Performance: One big assembly vs several small assemblies.

I frequently see people ask the same question in microsoft.public.dotnet.framework.clr and microsoft.public.dotnet.framework.performance. Which one has better performance, one big assembly or several small assemblies?

Strictly from a performance point of view, one assembly is always better than several assemblies. Each assembly loading has a fixed overhead. For multiple assemblies, you pay the overhead several times.

The overhead of assembly loading at minimum includes the following:
1. Finding the assembly.
2. Loader in memory data structure tracking this assembly.
3. Assembly initialization.

1. Overhead of finding the assembly.
For .Net assembly, the probing rule is documented here. For strongly named assembly, we will apply policy, then probe in GAC, then in app directory.
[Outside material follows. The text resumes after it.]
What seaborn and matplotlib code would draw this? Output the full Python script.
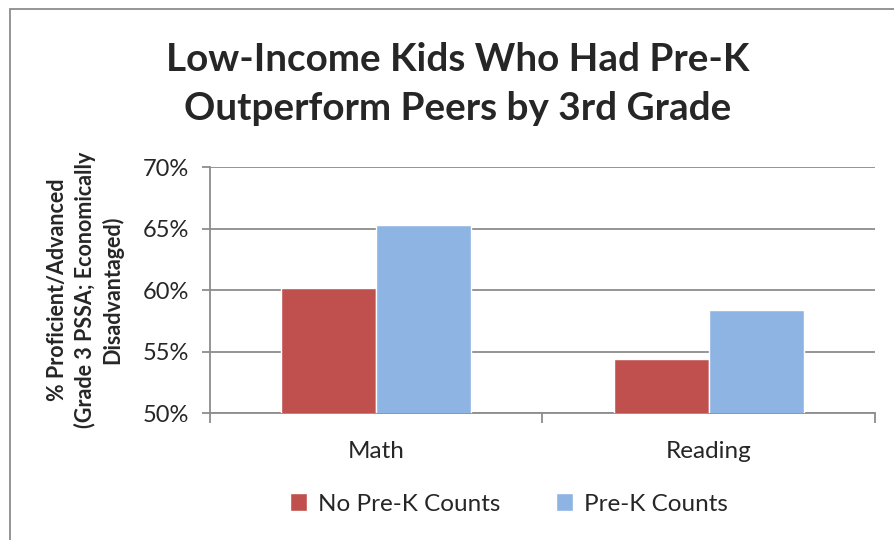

Applying policy means finding config files and parse them (This is once per AppDomain so the overhead is not always as big as that. Nonetheless we will always look for publisher policy. This cost is always there. ). If your assembly is not in GAC, probing in GAC is a waste for you. All of these means a lot disk access. For simply named assembly, we don’t apply policy, and we don’t probe GAC so the overhead is smaller. But the overhead is still there.

2. Loader overhead.
Loader always has some overhead for each assembly. Like looking up the appdomain to see if the assembly is loaded or not, registering the assembly in the appdomain. All these has time and memory overhead. For .Net assembly, you pay the overhead three times for each assembly, one in fusion, one in CLR loader, one in OS loader.

3. Assembly initialization.
Every assembly has some initialization cost. If you look at .Net assembly’s import table, it has an entry pointing to mscoree!_CorDllMain. This method is executed every time an assembly is loaded. If your assembly is a Manager C++ assembly, it has its own DllMain to execute. It may also need runtime fixup. Also if you use C/C++ runtime library, it has its own initialization.
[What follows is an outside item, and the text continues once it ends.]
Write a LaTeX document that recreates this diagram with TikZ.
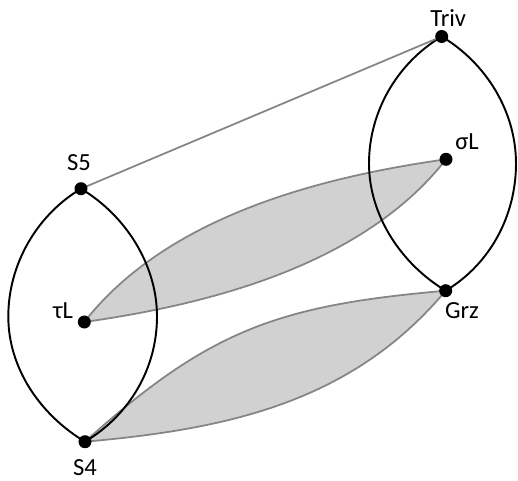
\documentclass[tikz,border=0pt]{standalone}
\usepackage{fontspec}
\setmainfont{Carlito}
\usetikzlibrary{backgrounds}

\begin{document}
\begin{tikzpicture}[
    dot/.style={circle, fill=black, inner sep=0pt, minimum size=0.26cm},
    lbl/.style={anchor=base, inner sep=1pt, font=\fontsize{14}{16}\selectfont},
    loop/.style={draw=black, line width=1.1pt},
    lens/.style={draw=black!48, fill=black!18, line width=1pt},
    link/.style={draw=black!48, line width=1pt}
]
\useasboundingbox (0,0) rectangle (10.36,9.6);

% the six points
\node[dot] (triv) at (8.834,8.87) {};
\node[dot] (s5) at (1.62,5.826) {};
\node[dot] (sigl) at (8.92,6.414) {};
\node[dot] (taul) at (1.686,3.16) {};
\node[dot] (grz) at (8.914,3.786) {};
\node[dot] (s4) at (1.70,0.766) {};

% widest points of the two loops
\coordinate (leftw) at (0.166,3.27);
\coordinate (lefte) at (3.14,3.27);
\coordinate (rightw) at (7.38,6.33);
\coordinate (righte) at (10.32,6.33);

\node[lbl] (trivlbl) at ([shift={(0.13,0.2)}]triv) {Triv};
\node[lbl] (s5lbl) at ([shift={(-0.04,0.374)}]s5) {S5};
\node[lbl] (sigllbl) at ([shift={(0.42,0.2)}]sigl) {σL};
\node[lbl] (taullbl) at ([shift={(-0.426,0.08)}]taul) {τL};
\node[lbl] (grzlbl) at ([shift={(0.326,-0.546)}]grz) {Grz};
\node[lbl] (s4lbl) at ([shift={(0,-0.67)}]s4) {S4};

\begin{scope}[on background layer]
% shaded lenses
\path[lens] (taul.center) to[out=52,in=188,looseness=0.85] (sigl.center)
    to[out=232,in=8,looseness=0.85] (taul.center) -- cycle;
\path[lens] (s4.center) to[out=42,in=185,looseness=1.1] (grz.center)
    to[out=230,in=5,looseness=0.95] (s4.center) -- cycle;
% the two loops
\draw[loop] (s5.center) .. controls +(-0.9,-0.54) and +(0,1.03) .. (leftw)
    .. controls +(0,-1.03) and +(-0.9,0.54) .. (s4.center)
    .. controls +(0.9,0.54) and +(0,-1.03) .. (lefte)
    .. controls +(0,1.03) and +(0.9,-0.54) .. (s5.center);
\draw[loop] (triv.center) .. controls +(-0.9,-0.54) and +(0,1.03) .. (rightw)
    .. controls +(0,-1.03) and +(-0.9,0.54) .. (grz.center)
    .. controls +(0.9,0.54) and +(0,-1.03) .. (righte)
    .. controls +(0,1.03) and +(0.9,-0.54) .. (triv.center);
\draw[link] (s5.center) -- (triv.center);
\end{scope}
\end{tikzpicture}
\end{document}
The cost of above add up when you have multiple assemblies.

There are other cost associated with multiple assemblies. Each assembly has its own metadata. This is extra disk size cost. And one assembly is likely to have better disk sequential distribution than several assemblies. This means the disk access time for several assemblies is going to be longer.

Of course there are many many good reasons why you want multiple assemblies. But from a strict performance point of view, one assembly wins, always.

Comments (9)

  1. Anonymous Coward says:

    These all seem like one time costs. Are there any runtime costs associated with multiple assemblies?

  2. Hans Jergen Ohff says:

    Give us back the linker so we can have assemblies build as .lib modules and we can static link.

  3. Ferris Beuller says:

    Some way t’ static link .net modules would be real damn supa’ fine. ‘S all


  4. Panos Theofanopoulos says:

    Does the AppDomain has a limit to the loaded assemblies it can handle (IIRC at BETA times was 99)?

  5. I am a loader person, so this one time startup cost means the whole world to me;)

    Joel Spolsky complained about the linker in And Jason Zander rebuted here

    Panos, I am not aware of any limit to the loaded assemblies in each appdomain. At least in fusion we do not post any limit.

  6. Brad Abrams says:
  7. Channel 9 says:

    While this posting doesn’t specifically discuss solution design, it does discuss the performance implications of single assembly vs. multiple assemblies.